Один из ритуалов выпивки среди серьезных московских пьяниц с прошлого века до 60-х годов так и назывался: «Путешествие из Петербурга в Москву». На столе, среди бутылок и рюмок, раскладывается карта железнодорожного маршрута Москва — Петербург. Участники ритуала по очереди звонят в колокольчик, объявляя следующую станцию. На этой станции все «сходят с поезда» и выпивают очередную рюмку водки в «станционном буфете». Учитывая количество станций и буфетов на этом маршруте, мало кто из известных мне людей «добирался» до Петербурга.
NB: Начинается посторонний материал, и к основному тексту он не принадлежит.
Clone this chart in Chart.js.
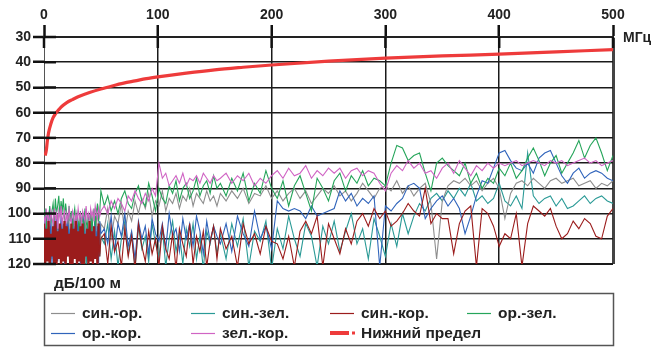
<!DOCTYPE html>
<html>
<head>
<meta charset="utf-8">
<script src="https://cdn.jsdelivr.net/npm/chart.js@4.4.1/dist/chart.umd.min.js"></script>
<style>
  html, body { margin: 0; padding: 0; background: #fff; }
  #wrap { width: 654px; height: 347px; }
</style>
</head>
<body>
<div id="wrap"><canvas id="chart" width="654" height="347"></canvas></div>
<script>
// frequency grid, MHz
const freq = [
  0,1,2,3,4,5,6,7,8,9,10,11,12,13,14,15,16,17,18,19,20,21,22,23,24,25,
  26,27,28,29,30,31,32,33,34,35,36,37,38,39,40,41,42,43,44,45,46,47,48,49,50,
  53,56,59,62,65,68,71,74,77,80,83,86,89,92,95,98,101,104,107,110,
  113,116,119,122,125,128,131,134,137,140,143,146,149,152,
  155,160,165,170,175,180,185,190,195,200,205,210,215,220,225,230,235,240,245,250,
  255,260,265,270,275,280,285,290,295,300,305,310,315,320,325,330,335,340,345,350,
  355,360,365,370,375,380,385,390,395,400,405,410,415,420,425,430,435,440,445,450,
  455,460,465,470,475,480,485,490,495,500
];

// attenuation, dB/100 m
const sinOr = [
  99,110,103,116,101,112,104,118,102,109,105,117,100,111,106,119,103,113,101,115,
  104,110,102,117,106,112,100,114,105,118,103,109,101,116,104,111,99,113,106,117,
  102,108,100,114,105,110,98,112,103,116,104,
  106,98,110,101,104,96,108,99,103,95,100,94,98,92,101,95,97,91,99,94,
  96,92,98,93,95,90,97,92,94,96,91,95,93,97,
  92,95,91,94,90,96,92,93,89,94,91,95,92,90,94,91,96,93,90,92,
  89,93,91,95,92,88,91,94,90,89,91,87,92,89,93,90,88,96,118,95,
  89,87,88,86,89,87,91,88,86,90,102,92,88,87,89,86,88,90,87,86,
  88,87,86,89,88,87,90,88,89,87
];
const sinZel = [
  108,120,112,118,106,121,110,117,113,122,107,119,111,116,109,121,114,118,106,120,
  112,117,108,122,110,119,113,116,107,121,111,118,109,120,114,117,106,122,112,119,
  108,116,110,121,113,118,107,120,111,117,109,
  112,104,118,107,121,110,103,116,108,122,105,114,109,119,104,112,117,106,121,110,
  103,115,108,120,106,113,104,118,109,122,107,112,105,116,
  108,118,104,113,102,121,107,111,103,122,106,114,101,110,117,104,109,121,105,112,
  103,115,107,100,112,106,118,102,109,117,104,113,100,108,101,96,99,94,92,95,
  91,94,90,93,88,95,93,96,94,88,95,97,93,98,76,93,96,94,93,97,
  94,98,97,95,93,96,94,93,95,96
];
const sinKor = [
  104,121,106,119,103,122,108,117,105,121,103,120,107,118,104,122,106,119,103,121,
  105,117,108,120,104,122,106,118,103,121,107,119,105,120,104,122,108,117,106,121,
  103,119,107,120,105,118,109,121,104,117,110,
  108,120,105,115,111,121,106,117,109,122,104,113,119,107,116,110,121,105,114,118,
  108,122,106,112,117,104,120,109,115,107,121,111,105,118,
  106,114,109,121,104,112,108,116,105,111,112,118,109,121,107,103,108,101,121,104,
  110,116,106,112,103,100,105,98,102,99,105,103,100,96,99,101,90,104,100,102,
  102,116,104,99,97,121,98,100,105,113,108,110,100,121,104,97,99,101,98,105,
  110,108,103,106,102,104,109,110,101,98
];
const orZel = [
  102,98,106,100,108,97,104,99,96,103,94,100,97,93,101,95,99,94,102,96,
  100,104,97,103,99,106,101,98,105,100,103,107,99,104,101,108,98,103,106,100,
  104,99,107,102,98,105,100,96,103,99,91,
  97,93,99,95,100,94,91,96,98,92,89,95,97,88,93,99,90,94,96,89,
  92,87,95,90,88,94,91,86,93,89,87,92,85,90,
  88,93,86,91,84,95,88,92,83,90,94,87,97,89,85,92,99,86,90,95,
  87,84,91,85,88,83,89,86,87,89,80,73,74,79,77,76,84,91,80,78,
  81,83,85,80,88,84,90,86,88,82,85,80,86,83,78,74,79,85,80,77,
  84,80,76,71,78,73,70,76,83,77
];
const orKor = [
  103,110,101,118,105,112,100,121,107,104,111,102,119,106,109,101,115,104,120,103,
  108,100,113,106,122,102,110,105,117,101,109,104,121,103,112,100,116,107,105,119,
  102,111,104,118,106,101,113,105,120,103,108,
  106,112,101,115,104,109,100,113,107,118,103,110,105,116,102,108,111,104,114,100,
  109,106,115,102,110,104,113,101,107,116,103,111,105,109,
  112,104,115,101,108,113,99,110,105,114,95,98,99,98,99,102,97,101,100,99,
  98,91,95,92,97,94,96,93,121,97,99,96,94,89,88,90,102,98,95,93,
  97,94,98,108,101,93,87,88,82,76,75,79,82,83,80,84,78,76,75,80,
  85,88,84,82,86,84,83,84,86,87
];
const zelKor = [
  101,104,98,103,100,105,99,102,104,98,103,100,106,99,102,97,104,101,99,105,
  100,103,98,102,104,99,101,105,100,103,98,102,100,104,99,101,103,97,102,100,
  104,98,101,99,103,97,100,102,98,101,99,
  97,100,95,98,94,96,99,93,95,91,94,96,92,95,90,93,80,86,84,89,
  87,85,88,84,89,86,87,85,88,84,86,88,85,87,
  86,84,88,85,87,84,89,86,88,85,83,86,82,85,84,81,86,83,85,82,
  84,82,86,83,82,85,83,84,88,91,84,81,83,79,82,80,84,83,86,82,
  80,84,79,82,85,81,83,80,82,80,81,80,79,81,80,79,80,81,79,80,
  79,81,80,79,78,80,79,81,80,79
];

// lower limit curve
const limitFreq = [1,2,3,4,6,8,10,15,20,25,30,40,50,60,70,80,90,100,125,150,175,200,250,300,350,400,450,500];
const limitVals = [77,75,71,68,64.5,62,60.5,57.8,56,54.8,53.7,52,50.6,49.4,48.3,47.4,46.5,45.8,44.3,43,42,41.1,39.6,38.4,37.5,36.8,35.9,35];

const seriesNames = ['син.-ор.', 'син.-зел.', 'син.-кор.', 'ор.-зел.', 'ор.-кор.', 'зел.-кор.', 'Нижний предел'];
const seriesColors = ['#8e8e8e', '#2a9a96', '#9b1c1c', '#25a55a', '#3064bb', '#d064c4', '#ee3b3b'];
// higher number is drawn first (underneath); the legend is drawn by hand
const drawOrder = [5, 6, 1, 3, 4, 2, 0];
const xTicks = [0, 100, 200, 300, 400, 500];

const FONT = '"Liberation Sans", Arial, sans-serif';

function pts(xs, ys) {
  return ys.map((v, i) => ({ x: xs[i], y: v }));
}

const seriesData = [sinOr, sinZel, sinKor, orZel, orKor, zelKor];
const datasets = seriesData.map((vals, i) => ({
  label: seriesNames[i],
  data: pts(freq, vals),
  borderColor: seriesColors[i],
  borderWidth: 1.1,
  pointRadius: 0,
  tension: 0,
  order: drawOrder[i]
}));
// the dense low-frequency part of син.-кор. looks like a solid band
datasets[2].segment = {
  borderWidth: ctx => ctx.p1.parsed.x <= 48 ? 2.2 : 1.1
};
datasets.push({
  label: seriesNames[6],
  data: pts(limitFreq, limitVals),
  borderColor: seriesColors[6],
  borderWidth: 3.2,
  pointRadius: 0,
  cubicInterpolationMode: 'monotone',
  order: drawOrder[6]
});

// thick tick stubs inside the plot, unit labels and the boxed legend
const decorPlugin = {
  id: 'decor',
  afterDraw(chart) {
    const ctx = chart.ctx;
    const a = chart.chartArea;
    const xs = chart.scales.x, ys = chart.scales.y;
    ctx.save();
    ctx.strokeStyle = '#111';
    ctx.lineWidth = 2.5;
    ys.ticks.forEach(t => {
      const y = ys.getPixelForValue(t.value);
      ctx.beginPath(); ctx.moveTo(a.left, y); ctx.lineTo(a.left + 12, y); ctx.stroke();
    });
    xs.ticks.forEach(t => {
      const x = xs.getPixelForValue(t.value);
      ctx.beginPath(); ctx.moveTo(x, a.top); ctx.lineTo(x, a.top + 11); ctx.stroke();
    });

    ctx.fillStyle = '#222';
    ctx.font = 'bold 14px ' + FONT;
    ctx.textBaseline = 'middle';
    ctx.textAlign = 'left';
    ctx.fillText('МГц', 623, 38);
    ctx.font = 'bold 15.5px ' + FONT;
    ctx.fillText('дБ/100 м', 54, 284);

    // legend box
    ctx.strokeStyle = '#555';
    ctx.lineWidth = 1.5;
    ctx.strokeRect(44.5, 293.5, 569, 52);
    const cols = [51, 191, 330, 467];
    const rows = [313, 333];
    seriesNames.forEach((name, i) => {
      const cx = cols[i % 4], cy = rows[Math.floor(i / 4)];
      ctx.strokeStyle = seriesColors[i];
      if (i === 6) {
        ctx.lineWidth = 4;
        ctx.beginPath(); ctx.moveTo(cx, cy); ctx.lineTo(cx + 19, cy); ctx.stroke();
        ctx.fillStyle = seriesColors[i];
        ctx.fillRect(cx + 22, cy - 1.5, 3, 3);
      } else {
        ctx.lineWidth = 1.2;
        ctx.beginPath(); ctx.moveTo(cx, cy + 0.5); ctx.lineTo(cx + 24, cy + 0.5); ctx.stroke();
      }
      ctx.fillStyle = '#222';
      ctx.font = 'bold 15.5px ' + FONT;
      ctx.fillText(name, cx + 31, cy + 1);
    });
    ctx.restore();
  }
};

new Chart(document.getElementById('chart').getContext('2d'), {
  type: 'line',
  data: { datasets: datasets },
  options: {
    responsive: false,
    animation: false,
    events: [],
    layout: { padding: { left: 0, right: 41, top: 0, bottom: 83 } },
    plugins: { legend: { display: false }, tooltip: { enabled: false } },
    scales: {
      x: {
        type: 'linear',
        position: 'top',
        min: 0,
        max: 500,
        afterFit: s => { s.height = 37; },
        afterBuildTicks: s => { s.ticks = xTicks.map(v => ({ value: v })); },
        ticks: {
          padding: 1,
          maxRotation: 0,
          color: '#222',
          font: { family: FONT, size: 14, weight: 'bold' }
        },
        grid: {
          color: ctx => ctx.tick && ctx.tick.value === 0 ? '#666' : (ctx.tick && ctx.tick.value === 500 ? '#444' : '#1a1a1a'),
          lineWidth: ctx => ctx.tick && ctx.tick.value === 500 ? 3 : (ctx.tick && ctx.tick.value === 0 ? 1 : 1.5),
          tickLength: 12,
          tickWidth: 2.5,
          tickColor: '#111'
        },
        border: { display: true, color: '#222', width: 2 }
      },
      y: {
        reverse: true,
        min: 30,
        max: 120,
        afterFit: s => { s.width = 44; },
        ticks: {
          stepSize: 10,
          padding: 2,
          color: '#222',
          font: { family: FONT, size: 14, weight: 'bold' }
        },
        grid: {
          color: '#1a1a1a',
          lineWidth: ctx => ctx.tick && (ctx.tick.value === 120 || ctx.tick.value === 30) ? 2 : 1.5,
          tickLength: 11,
          tickWidth: 2.5,
          tickColor: '#111'
        },
        border: { display: true, color: '#555', width: 1 }
      }
    }
  },
  plugins: [decorPlugin]
});
</script>
</body>
</html>
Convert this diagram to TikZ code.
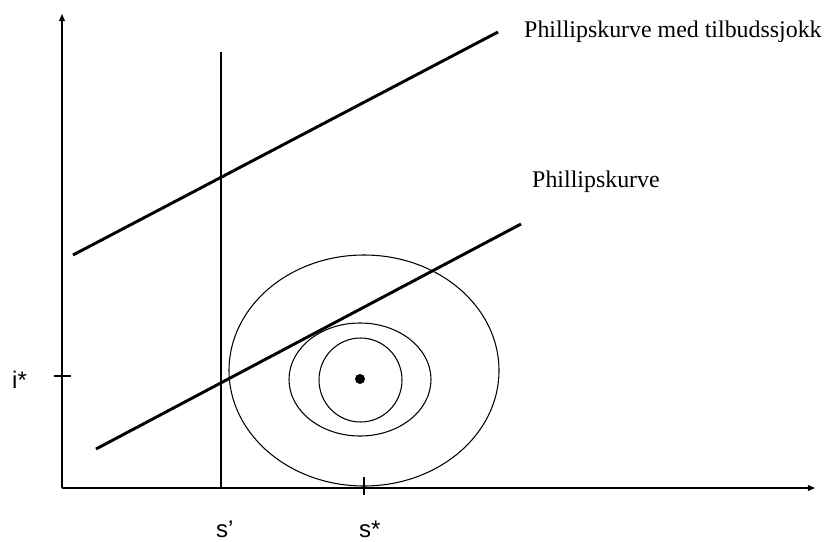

Собственно, классика советской эпохи, «Москва — Петушки» Венедикта Ерофеева, построена именно по этому принципу (названия глав соответствуют названиям станций), а герой, пытаясь попасть на Красную площадь, оказывается постоянно на Курском вокзале, откуда и идет поезд в пригородный поселок Петушки. Большинство наполовину выдуманных историй-анекдотов о состоянии патологического опьянения связано с транспортными казусами. Из них самая советская — о том, как пьяный муж принес домой статую Ленина. Наутро он объяснил жене, что пресловутый ленинский жест, обращенный в будущее, он воспринял как поднятую руку в поисках такси. Жена: «Так ведь он же гипсовый!» Муж: «А я подумал: это он заиндевел от ожидания на морозе».
Тюремные ворота распахнулись, железный занавес рухнул, а русский человек все еще пытается пробиться за границу, к недоступным рубежам собственного сознания сквозь узкое горлышко водочной бутылки. В чем тут дело? В отсутствии цивилизации? Мол, шаг в сторону от центральной улицы, похожей на цивилизацию Берлина или Парижа, и ты снова — в объятиях российского варварства? Или это нечеловеческие морозы, когда природа умирает чуть ли не на полгода и темнеет засветло? Человек нуждается в какой-то шоковой терапии, чтобы очнуться — впав в забытье.